3. Prepare Form 1098-C for Vehicle Donations
Nonprofits that receive qualified vehicle donations with a claimed value of more than $500 are required to complete Form 1098-C, Contributions of Motor Vehicles, Boats, and Airplanes. To complete the form, the nonprofit will need the vehicle’s odometer mileage, the year, make and model of the vehicle, the Vehicle Identification Number (VIN) and, if the vehicle was sold, they will need to report the gross proceeds from the sale, and the date of sale.
If the vehicle was sold in arm’s length to an unrelated party or transferred to a needy individual for significantly below fair market value, the nonprofit must furnish Copy B of the form to the donor no later than 30 days after the date it sold the vehicle.

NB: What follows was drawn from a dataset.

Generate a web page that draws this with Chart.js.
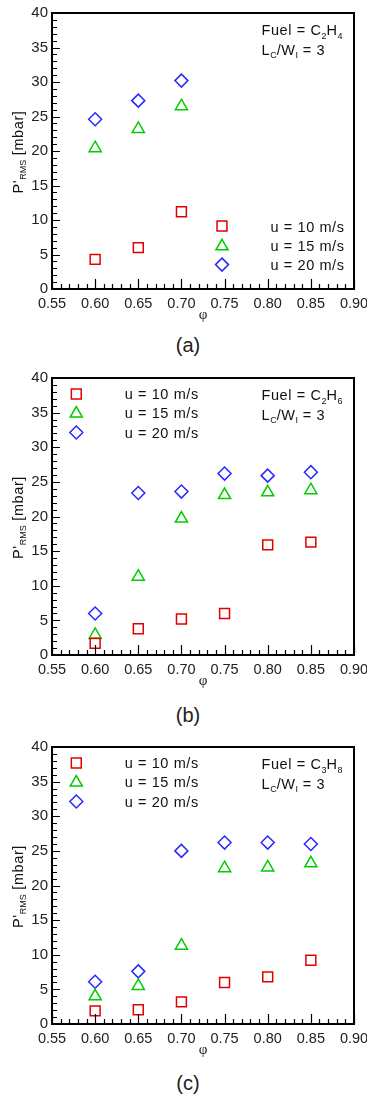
<!DOCTYPE html>
<html>
<head>
<meta charset="utf-8">
<title>P'RMS vs equivalence ratio</title>
<script src="https://cdn.jsdelivr.net/npm/chart.js"></script>
<style>
  body { margin: 0; background: #fff; }
  #wrap { position: relative; width: 367px; height: 1095px; }
  .panel { position: absolute; left: 0; width: 367px; height: 330px; }
  .cap { position: absolute; left: 188px; transform: translate(-50%, -50%);
         font: 20px "Liberation Sans", Arial, sans-serif; color: #222; }
</style>
</head>
<body>
<div id="wrap">
  <div class="panel" style="top:0"><canvas id="chartA" width="367" height="330"></canvas></div>
  <div class="cap" style="top:345px">(a)</div>
  <div class="panel" style="top:365px"><canvas id="chartB" width="367" height="330"></canvas></div>
  <div class="cap" style="top:715px">(b)</div>
  <div class="panel" style="top:734px"><canvas id="chartC" width="367" height="330"></canvas></div>
  <div class="cap" style="top:1083px">(c)</div>
</div>

<script>
// equivalence ratio values
var phiA = [0.60, 0.65, 0.70];
var phiBC = [0.60, 0.65, 0.70, 0.75, 0.80, 0.85];

// (a) C2H4
var c2h4_u10 = [4.3, 6.0, 11.2];
var c2h4_u15 = [20.4, 23.2, 26.5];
var c2h4_u20 = [24.6, 27.3, 30.2];

// (b) C2H6
var c2h6_u10 = [1.7, 3.8, 5.2, 6.0, 15.9, 16.3];
var c2h6_u15 = [2.9, 11.3, 19.7, 23.1, 23.5, 23.8];
var c2h6_u20 = [6.0, 23.4, 23.6, 26.2, 25.9, 26.4];

// (c) C3H8
var c3h8_u10 = [1.9, 2.05, 3.2, 6.0, 6.8, 9.2];
var c3h8_u15 = [4.0, 5.5, 11.3, 22.5, 22.6, 23.2];
var c3h8_u20 = [6.1, 7.6, 25.0, 26.2, 26.2, 26.0];

var seriesLabels = ['u = 10 m/s', 'u = 15 m/s', 'u = 20 m/s'];
var xTicks = [0.55, 0.60, 0.65, 0.70, 0.75, 0.80, 0.85, 0.90];
var yTicks = [0, 5, 10, 15, 20, 25, 30, 35, 40];

var RED = 'rgb(225,0,0)', GREEN = 'rgb(0,205,0)', BLUE = 'rgb(40,40,255)';
var styles = [
  { color: RED, shape: 'rect', r: 7 },
  { color: GREEN, shape: 'triangle', r: 7 },
  { color: BLUE, shape: 'rectRot', r: 6.5 }
];
var FONT = '"Liberation Sans", Arial, sans-serif';
var TXT = 14.5;

function pts(xs, ys) {
  return xs.map(function (x, i) { return { x: x, y: ys[i] }; });
}

function marker(ctx, st, x, y) {
  var r = st.r;
  ctx.save();
  ctx.strokeStyle = st.color;
  ctx.lineWidth = 1.5;
  ctx.beginPath();
  if (st.shape === 'rect') {
    var h = r * Math.SQRT1_2;
    ctx.rect(x - h, y - h, 2 * h, 2 * h);
  } else if (st.shape === 'triangle') {
    var s = r * Math.sin(Math.PI * 2 / 3);
    ctx.moveTo(x, y - r);
    ctx.lineTo(x + s, y + r / 2);
    ctx.lineTo(x - s, y + r / 2);
    ctx.closePath();
  } else {
    ctx.moveTo(x - r, y); ctx.lineTo(x, y - r);
    ctx.lineTo(x + r, y); ctx.lineTo(x, y + r);
    ctx.closePath();
  }
  ctx.stroke();
  ctx.restore();
}

// text pieces; subscripts are {sub: '2'}
function setFont(ctx, p, size) {
  if (typeof p === 'string') {
    ctx.font = size + 'px ' + FONT;
    ctx.letterSpacing = '0.6px';
  } else {
    ctx.font = Math.round(size * 0.65) + 'px ' + FONT;
    ctx.letterSpacing = '0px';
  }
}
function richWidth(ctx, parts, size) {
  var w = 0;
  parts.forEach(function (p) {
    setFont(ctx, p, size);
    w += ctx.measureText(typeof p === 'string' ? p : p.sub).width;
  });
  return w;
}
function richText(ctx, parts, x, y, size) {
  parts.forEach(function (p) {
    setFont(ctx, p, size);
    var t = typeof p === 'string' ? p : p.sub;
    ctx.fillText(t, x, typeof p === 'string' ? y : y + size * 0.25);
    x += ctx.measureText(t).width;
  });
  ctx.letterSpacing = '0px';
  return x;
}

var decor = {
  id: 'decor',
  afterDatasetsDraw: function (chart, args, o) {
    var ctx = chart.ctx, a = chart.chartArea;
    var xs = chart.scales.x, ys = chart.scales.y;
    ctx.save();
    ctx.strokeStyle = '#000';
    ctx.lineWidth = 1.2;
    ctx.beginPath();
    for (var i = 0; i <= 35; i++) {
      var px = Math.round(xs.getPixelForValue(0.55 + i * 0.01)) + 0.5;
      var len = (i % 5 === 0) ? 10 : 5;
      ctx.moveTo(px, a.bottom); ctx.lineTo(px, a.bottom - len);
    }
    for (var j = 0; j <= 40; j++) {
      var py = Math.round(ys.getPixelForValue(j)) + 0.5;
      var l2 = (j % 5 === 0) ? 8 : 5;
      ctx.moveTo(a.left, py); ctx.lineTo(a.left + l2, py);
    }
    ctx.stroke();
    ctx.lineWidth = 2;
    ctx.strokeRect(a.left, a.top, a.right - a.left, a.bottom - a.top);

    // y title
    ctx.fillStyle = '#111';
    var title = ["P'", { sub: 'RMS' }, ' [mbar]'];
    var tw = richWidth(ctx, title, TXT);
    ctx.translate(22.5, (a.top + a.bottom) / 2 + 1);
    ctx.rotate(-Math.PI / 2);
    ctx.textBaseline = 'alphabetic';
    richText(ctx, title, -tw / 2, 0, TXT);
    ctx.restore();

    // x title
    ctx.save();
    ctx.fillStyle = '#222';
    ctx.font = '15px "Liberation Serif", serif';
    ctx.textAlign = 'center';
    ctx.textBaseline = 'middle';
    ctx.fillText('\u03C6', (a.left + a.right) / 2, a.bottom + 26);
    ctx.restore();

    // fuel note
    ctx.save();
    ctx.fillStyle = '#111';
    ctx.textBaseline = 'alphabetic';
    richText(ctx, ['Fuel = C', { sub: o.c }, 'H', { sub: o.h }], a.left + 209.5, a.top + 22, TXT);
    richText(ctx, ['L', { sub: 'C' }, '/W', { sub: 'I' }, ' = 3'], a.left + 209.5, a.top + 41.5, TXT);

    // legend
    var L = o.legend;
    for (var k = 0; k < 3; k++) {
      var base = L.fromBottom ? a.bottom + L.rows[k] : a.top + L.rows[k];
      var mk = L.fromBottom ? a.bottom + L.marks[k] : a.top + L.marks[k];
      marker(ctx, styles[k], a.left + L.mx, mk);
      richText(ctx, [seriesLabels[k]], a.left + L.tx, base, TXT);
    }
    ctx.restore();
  }
};

function makeChart(id, xs, u10, u15, u20, note, legend, padTop, padBottom) {
  var sets = [u10, u15, u20].map(function (ys, k) {
    return {
      label: seriesLabels[k],
      data: pts(xs, ys),
      pointStyle: styles[k].shape,
      pointRadius: styles[k].r,
      pointHoverRadius: styles[k].r,
      pointBorderWidth: 1.5,
      pointBorderColor: styles[k].color,
      pointBackgroundColor: 'rgba(0,0,0,0)',
      showLine: false
    };
  });
  return new Chart(document.getElementById(id), {
    type: 'scatter',
    data: { datasets: sets },
    plugins: [decor],
    options: {
      responsive: false,
      animation: false,
      layout: { padding: { top: padTop, bottom: padBottom, left: 0, right: 13 } },
      plugins: {
        legend: { display: false },
        tooltip: { enabled: false },
        decor: { c: note.c, h: note.h, legend: legend }
      },
      scales: {
        x: {
          type: 'linear', min: 0.55, max: 0.90,
          grid: { display: false, drawTicks: false },
          border: { display: false },
          afterBuildTicks: function (s) { s.ticks = xTicks.map(function (v) { return { value: v }; }); },
          afterFit: function (s) { s.height = 36; s.paddingLeft = 0; s.paddingRight = 0; },
          ticks: {
            padding: 6, color: '#222', font: { family: FONT, size: 14.5 },
            maxRotation: 0, autoSkip: false,
            callback: function (v) { return Number(v).toFixed(2); }
          }
        },
        y: {
          type: 'linear', min: 0, max: 40,
          grid: { display: false, drawTicks: false },
          border: { display: false },
          afterBuildTicks: function (s) { s.ticks = yTicks.map(function (v) { return { value: v }; }); },
          afterFit: function (s) { s.width = 52; },
          ticks: { padding: 4, color: '#222', font: { family: FONT, size: 15 } }
        }
      }
    }
  });
}

var legendLow = { fromBottom: true, mx: 170, tx: 218.5, rows: [-57, -38.5, -19.5], marks: [-63, -42.7, -24.4] };
var legendTop = { fromBottom: false, mx: 24.3, tx: 72.7, rows: [21, 40.3, 60.3], marks: [16, 35.6, 54.5] };

makeChart('chartA', phiA, c2h4_u10, c2h4_u15, c2h4_u20, { c: '2', h: '4' }, legendLow, 11, 5);
makeChart('chartB', phiBC, c2h6_u10, c2h6_u15, c2h6_u20, { c: '2', h: '6' }, legendTop, 11, 4);
makeChart('chartC', phiBC, c3h8_u10, c3h8_u15, c3h8_u20, { c: '3', h: '8' }, legendTop, 11, 4);
</script>
</body>
</html>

If the vehicle was not sold or transferred, Copy B of the form must be provided to the donor by the due date of the donor’s tax return for the year of contribution. For guidance on whether the donor can deduct an unsold vehicle at fair market value, see IRS Publication 4303.
4. Prepare Form 8283 for Noncash Contributions Greater than $500
Individuals, partnerships, and corporations file Form 8283, Noncash Charitable Contributions when the sum of all noncash gifts contributed during the year exceeds $500. If the value of the donated item exceeds $5,000, the donor must get a qualified appraisal (other than money or publicly traded securities). The nonprofit recipient is not a qualified appraiser for the purpose of valuing the donated item.
On this form, nonprofits are only required to complete Part V, Donee Acknowledgement. The person acknowledging the gift must be an official authorized to sign the tax returns of the nonprofit, or a person specifically designated to sign Form 8283. The donor is required to attach Form 8283 to their tax return and provide a copy of Section B to the nonprofit.
5. Prepare Form 8282 for Noncash Contributions Sold, Exchanged or Disposed
If a nonprofit receives a noncash contribution and within 3 years sells, exchanges, or disposes of the contribution, the nonprofit must file Form 8282, Donee Information Return. However, a nonprofit is not required to file Form 8282 if:
- the property is valued at $500 or less, or
- the property is distributed for charitable purposes. For example, no reporting is required for medical supplies consumed or distributed by a tax-exempt relief organization in aiding disaster victims.
Form 8282 must be filed within 125 days after the disposition. A copy of Form 8282 must be given to the previous donor. If the nonprofit fails to file this form by the due date, fails to include all of the information required to be shown on the filed form, or includes incorrect information on the filed form, penalties may apply.
If the nonprofit did not file Form 8282 because it had no reason to believe the substantiation requirements applied to the donor, but later becomes aware that the substantiation requirements did apply, the nonprofit must file the form within 60 days after the date of awareness.
6. Create a Gift Acceptance Policy
Nonprofit organizations should also put a gift acceptance policy in place to guard against issues triggered by certain gifts. For instance, a gift acceptance policy might require a nonprofit to sell donated stock upon receipt. A policy might also require a nonprofit to reject contributions from a business that sells products considered illegal under federal law.
Generally, donors can deduct noncash charitable contributions at the contribution’s fair market value. For guidance on determining fair market value, see IRS Publication 561.